### Input rows
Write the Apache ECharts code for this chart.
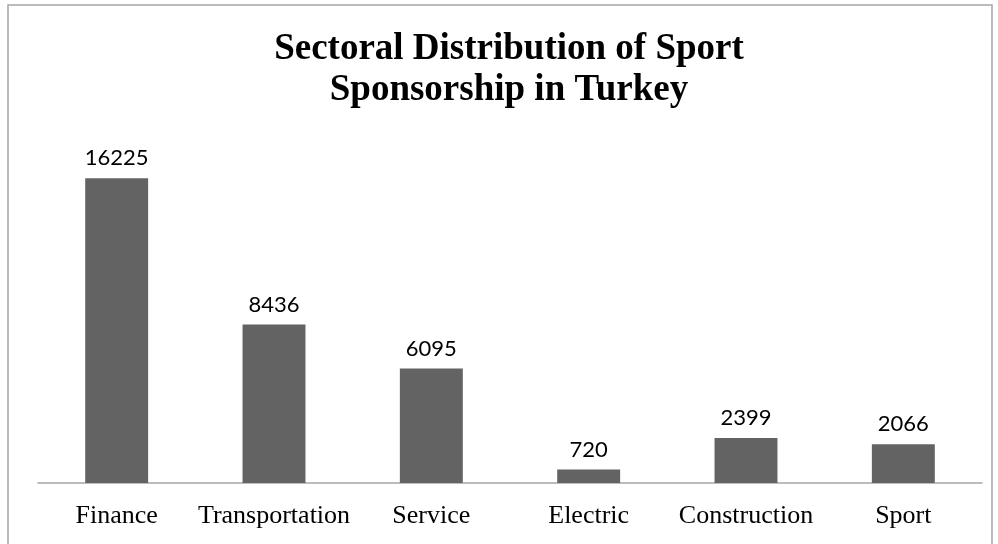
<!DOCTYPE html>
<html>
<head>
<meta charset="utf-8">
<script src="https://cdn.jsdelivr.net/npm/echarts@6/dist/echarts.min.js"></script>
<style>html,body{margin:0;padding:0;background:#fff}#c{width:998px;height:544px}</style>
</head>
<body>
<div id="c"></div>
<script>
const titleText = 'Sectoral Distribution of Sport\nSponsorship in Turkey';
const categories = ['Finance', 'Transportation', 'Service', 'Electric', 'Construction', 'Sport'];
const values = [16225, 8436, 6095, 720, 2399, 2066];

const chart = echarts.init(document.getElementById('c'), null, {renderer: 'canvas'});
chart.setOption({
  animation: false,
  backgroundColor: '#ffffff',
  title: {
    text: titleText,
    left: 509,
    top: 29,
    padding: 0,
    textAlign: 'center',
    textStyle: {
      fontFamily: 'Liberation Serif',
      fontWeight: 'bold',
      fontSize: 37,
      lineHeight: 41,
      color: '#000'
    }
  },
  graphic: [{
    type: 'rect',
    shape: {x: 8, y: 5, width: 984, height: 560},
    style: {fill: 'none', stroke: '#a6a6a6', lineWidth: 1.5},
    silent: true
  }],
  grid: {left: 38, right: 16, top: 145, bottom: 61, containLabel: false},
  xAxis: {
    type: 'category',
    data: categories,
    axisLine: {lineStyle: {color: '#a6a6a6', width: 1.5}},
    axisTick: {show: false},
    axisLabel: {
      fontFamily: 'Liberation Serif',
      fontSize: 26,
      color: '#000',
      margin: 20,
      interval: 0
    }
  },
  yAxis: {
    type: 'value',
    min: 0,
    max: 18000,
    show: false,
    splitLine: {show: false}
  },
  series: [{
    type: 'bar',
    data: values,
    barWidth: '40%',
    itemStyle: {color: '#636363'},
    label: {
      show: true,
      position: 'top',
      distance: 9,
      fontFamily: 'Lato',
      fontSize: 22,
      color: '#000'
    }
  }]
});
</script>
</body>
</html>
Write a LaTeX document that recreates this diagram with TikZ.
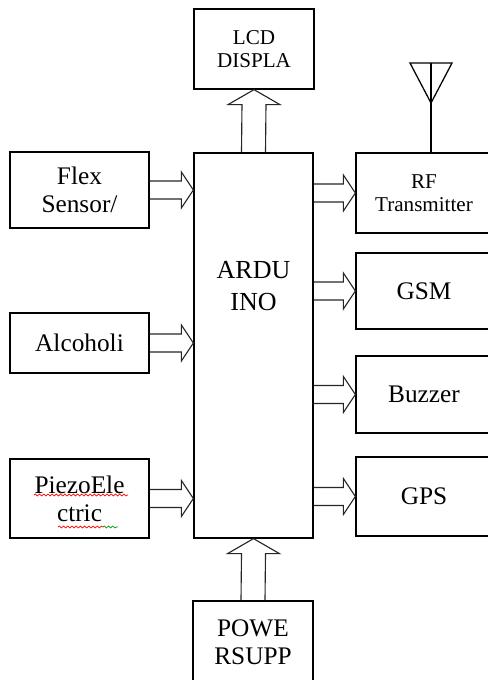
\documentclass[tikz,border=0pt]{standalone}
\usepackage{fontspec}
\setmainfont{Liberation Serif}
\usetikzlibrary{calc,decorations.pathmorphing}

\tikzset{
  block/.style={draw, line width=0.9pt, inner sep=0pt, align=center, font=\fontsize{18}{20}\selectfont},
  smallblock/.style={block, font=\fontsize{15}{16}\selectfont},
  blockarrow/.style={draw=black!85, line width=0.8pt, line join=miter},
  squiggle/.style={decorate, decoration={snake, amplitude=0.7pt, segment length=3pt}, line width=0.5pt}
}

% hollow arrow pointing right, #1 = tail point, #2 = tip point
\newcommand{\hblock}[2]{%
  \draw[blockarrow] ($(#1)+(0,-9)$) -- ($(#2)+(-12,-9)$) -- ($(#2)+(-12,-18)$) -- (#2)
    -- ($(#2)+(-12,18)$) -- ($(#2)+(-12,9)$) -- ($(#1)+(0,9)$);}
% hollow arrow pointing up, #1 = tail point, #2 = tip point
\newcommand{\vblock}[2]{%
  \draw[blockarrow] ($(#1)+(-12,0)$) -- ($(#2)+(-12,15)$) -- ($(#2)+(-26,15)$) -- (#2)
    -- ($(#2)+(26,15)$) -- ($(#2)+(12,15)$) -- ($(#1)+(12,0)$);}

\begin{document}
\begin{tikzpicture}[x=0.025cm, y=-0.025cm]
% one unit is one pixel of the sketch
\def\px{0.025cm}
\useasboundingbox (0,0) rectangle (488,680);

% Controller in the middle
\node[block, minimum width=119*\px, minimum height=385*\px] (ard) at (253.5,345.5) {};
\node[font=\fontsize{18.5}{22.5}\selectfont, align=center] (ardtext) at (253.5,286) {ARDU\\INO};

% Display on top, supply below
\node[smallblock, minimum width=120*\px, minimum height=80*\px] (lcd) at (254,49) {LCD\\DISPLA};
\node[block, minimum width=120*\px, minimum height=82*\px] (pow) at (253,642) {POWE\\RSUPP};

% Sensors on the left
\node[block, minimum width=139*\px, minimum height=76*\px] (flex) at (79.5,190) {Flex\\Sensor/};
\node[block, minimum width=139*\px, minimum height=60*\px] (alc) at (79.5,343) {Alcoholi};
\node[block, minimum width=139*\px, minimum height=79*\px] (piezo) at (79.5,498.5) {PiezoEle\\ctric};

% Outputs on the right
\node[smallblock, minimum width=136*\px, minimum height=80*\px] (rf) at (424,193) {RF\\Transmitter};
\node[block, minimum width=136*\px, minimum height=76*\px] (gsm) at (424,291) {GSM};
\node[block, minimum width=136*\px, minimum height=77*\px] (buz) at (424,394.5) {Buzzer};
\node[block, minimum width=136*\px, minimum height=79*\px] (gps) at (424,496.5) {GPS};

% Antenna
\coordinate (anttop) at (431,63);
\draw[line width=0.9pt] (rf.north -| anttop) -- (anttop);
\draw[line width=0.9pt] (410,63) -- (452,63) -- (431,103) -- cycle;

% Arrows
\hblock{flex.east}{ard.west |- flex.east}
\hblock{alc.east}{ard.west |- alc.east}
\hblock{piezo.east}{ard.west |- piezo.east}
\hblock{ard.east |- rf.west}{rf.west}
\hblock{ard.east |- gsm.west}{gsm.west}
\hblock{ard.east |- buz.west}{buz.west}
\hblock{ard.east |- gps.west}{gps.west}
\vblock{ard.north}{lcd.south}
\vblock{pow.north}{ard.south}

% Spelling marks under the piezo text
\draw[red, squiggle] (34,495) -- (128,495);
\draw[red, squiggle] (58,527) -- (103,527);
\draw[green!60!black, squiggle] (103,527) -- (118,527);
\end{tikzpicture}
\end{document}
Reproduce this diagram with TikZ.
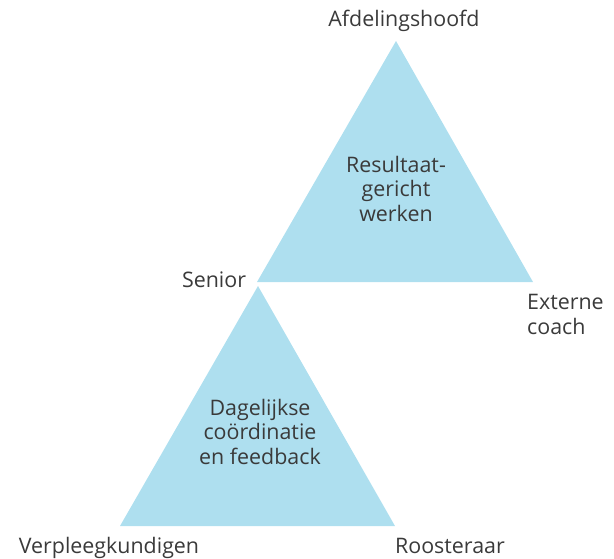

### Short task
Pull every line holding "this" out of the records.

### Solution below
Write the Apache ECharts code for this chart.
Write a LaTeX document that recreates this diagram with TikZ.
Reproduce this diagram with TikZ.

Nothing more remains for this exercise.